Layout Editor Redesign

How my team helped enterprise customers automatically transcribe documents with a new layout editing experience in Hyperscience.

4 Months1 PM, 4 Engineers, 1 Designer (Me)

Project Background

The Hyperscience platform helps enterprise customers automate data entry of paper forms. We use machine learning models to automatically classify documents and extract handwriting and printed text from them, then output the extracted text as structured JSON to a downstream system. Common use cases include extracting text from health insurance claims, mortgage applications, invoices, or paystubs.

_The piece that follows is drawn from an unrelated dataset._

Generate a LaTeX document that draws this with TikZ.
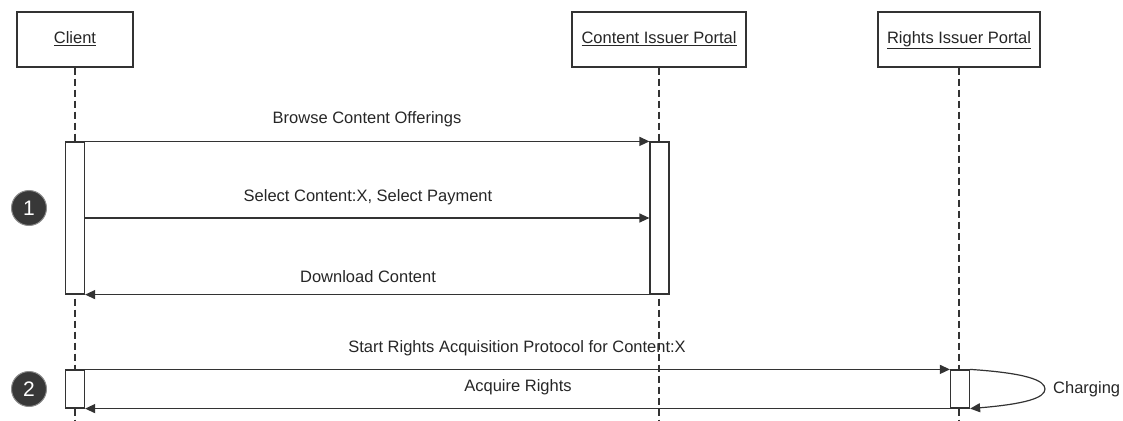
\documentclass[tikz,border=0pt]{standalone}
\usepackage{fontspec}
\setmainfont{Liberation Sans}
\usetikzlibrary{arrows.meta,calc}
\begin{document}
\begin{tikzpicture}[x=1pt,y=-1pt,
  ln/.style={draw=black!80, line width=1.2pt},
  objbox/.style={draw=black!80, line width=1.2pt, fill=white, minimum height=55pt, inner sep=0pt, font=\fontsize{16.5}{18}\selectfont, text=black!85, text height=12pt, text depth=3.5pt},
  actbox/.style={draw=black!80, line width=1.2pt, fill=white, minimum width=19pt, inner sep=0pt},
  msg/.style={ln, -{Triangle[length=10pt,width=9pt]}},
  lbl/.style={font=\fontsize{16.5}{18}\selectfont, inner sep=0pt, text=black!85, text height=12pt, text depth=3.5pt},
  life/.style={draw=black!80, line width=1.2pt, dash pattern=on 7pt off 4pt},
  num/.style={circle, fill=black!78, draw=black!45, line width=1pt, minimum size=35pt, inner sep=0pt, text=white, font=\fontsize{21}{22}\selectfont}
]
\useasboundingbox (0,0) rectangle (1123,420);

% object boxes
\node[objbox, minimum width=116pt] (cl) at (75,39.5) {\underline{Client}};
\node[objbox, minimum width=174pt] (ci) at (659,39.5) {\underline{Content Issuer Portal}};
\node[objbox, minimum width=162pt] (ri) at (959,39.5) {\underline{Rights Issuer Portal}};

% lifeline ends
\coordinate (clend) at (75,420);
\coordinate (ciend) at (659,420);
\coordinate (riend) at (959,420);

% activation boxes (positions only, drawn later)
\path (75,218) node[actbox, minimum height=152pt, draw=none, fill=none] (a1) {};
\path (659.5,218) node[actbox, minimum height=152pt, draw=none, fill=none] (c1) {};
\path (75,389) node[actbox, minimum height=38pt, draw=none, fill=none] (a2) {};
\path (960,389) node[actbox, minimum height=38pt, draw=none, fill=none] (r2) {};

% messages
\draw[msg] (a1.north east) -- (c1.north west);
\node[lbl] (m1) at (367,119) {Browse Content Offerings};
\draw[msg] (a1.east |- 0,218) -- (c1.west |- 0,218);
\node[lbl] (m2) at (368,197) {Select Content:X, Select Payment};
\draw[msg] (c1.south west) -- (a1.south east);
\node[lbl] (m3) at (368,278) {Download Content};

\draw[msg] (a2.north east) -- (r2.north west);
\node[lbl] (m4) at (517,348) {Start Rights Acquisition Protocol for Content:X};
\draw[msg] (r2.south west) -- (a2.south east);
\node[lbl] (m5) at (518,387) {Acquire Rights};

% self call
\coordinate (tip) at (1045,389);
\draw[msg] (r2.north east) .. controls (1025,373) and (1045,380) .. (tip) .. controls (1045,398) and (1025,404) .. (r2.south east);
\node[lbl, anchor=west] (chg) at (1053,389) {Charging};

% lifelines
\draw[life] (cl.south) -- (clend);
\draw[life] (ci.south) -- (ciend);
\draw[life] (ri.south) -- (riend);

% activation boxes on top
\node[actbox, minimum height=152pt] at (a1) {};
\node[actbox, minimum height=152pt] at (c1) {};
\node[actbox, minimum height=38pt] at (a2) {};
\node[actbox, minimum height=38pt] at (r2) {};

% step numbers
\node[num] (n1) at (29,208) {1};
\node[num] (n2) at (29,389) {2};
\end{tikzpicture}
\end{document}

Our customers use Hyperscience because it can drastically reduce the amount of manual work that’s required to process a paper document or form.

Hyperscience Workflow

What is a layout and why is it important?

When a user wants Hyperscience to extract data from a specific form, they must first create a layout in the system. Layouts help guide the transcription models and teach the machine how to identify a form and which fields to extract from it. When a layout is not configured properly or is missing all-together, it can severely reduce the automation rates for our customers. They don’t like that. 

To configure a layout, users must upload a blank version of the form and draw bounding boxes around all of the fields they need to extract – this might include text fields, dates, checkboxes, signatures, and more.

Sample Layout

Here’s a hypothetical example of a completed layout for an insurance application form. In this case an insurance underwriter is our primary user, she would have gone into Hyperscience to upload a blank version of the insurance form and then drawn bounding boxes to label all of the fields she needed to extract. You can see that each field has a few settings that can be configured here as well - these settings help the machine do its job but we won’t discuss them all here.

The Problem with Layouts

Layouts are critical to the automation process, but we heard from customers that creating and configuring them was tedious, frustrating, and error prone. 

We identified the following pain pain points:

As a layout owner, drawing fields to create a new layout took too much time and was easy to mess up.

  • Most layouts are multiple pages and have hundreds or even thousands of fields that often look really similar. For example, a form might have 10 checkboxes in a row. Users had to draw and properly label all 10 of those checkboxes.
  • Checkboxes saw the largest drop in automation when users didn’t draw them properly around the checkbox outline.
  • The layout editor design required users to awkwardly pan and zoom around the document in a small portion of the screen to draw fields effectively. 

As a Layout owner, making changes to an existing layout was frustrating.

  • Users often returned to the layout editor to modify field configurations while optimizing a layout. For example, they may adjust the format of a date field or mark a certain field as Required. Unfortunately, there was no easy way to search for specific fields by name or type. Users had to hunt for the specific field they wanted on each page of the layout.
  • Additionally, we found that users tend to make the same changes over and over again when optimizing layouts – if they were changing the data format for one field, they usually needed to change it for all similar fields.

Original Layout Editor

The New Layout Editor Design

Our solution

Creating new layouts and drawing fields

  • To make this experience a bit easier, we first redistributed the core elements on the page to give more space to the document editing canvas. This meant users wouldn’t have to pan and zoom as much when drawing lots of fields. We also Introduced a new streamlined toolbar design to help give more space to the document editing experience. 
  • We also added two new beta features to help speed up drawing repetitive fields and increase accuracy called Auto Clone and One-click mode.
  • Auto Clone allowed a user to draw and label one field then magically find all other fields on the page that looked similar and instantly create them. This was especially useful when labeling forms with lots of checkboxes
  • One-click mode was a setting that allowed users to click anywhere within a blank field and have the system automatically identify and draw the bounding box for you. This meant perfectly drawn bounding boxes every time.  

Editing layouts

  • To help users edit and optimize layouts, we added the ability to bulk edit fields and redesigned the sidebar to make room for a new field search and filters. When used together, users could now quickly search for any instance of a field across all document pages, select them all and bulk edit their configurations with just a few clicks.

Validation and Launch

We worked closely with our customer success team, solutions engineers, and end users to gather feedback, test, and iterate on these features throughout the design and dev cycle. 

We also took a beta version of the new experience to one of our customers to demo. They were so excited about the new field search and bulk editing features. Because of that, we added some additional searching and filtering options to help fine tune this feature before launch.


Later in the year we rolled out the new experience to all customers with a 85% adoption rate and positive reviews. The improved layout editing experience was specifically called out by a new customer in a deal worth $1M+ ARR.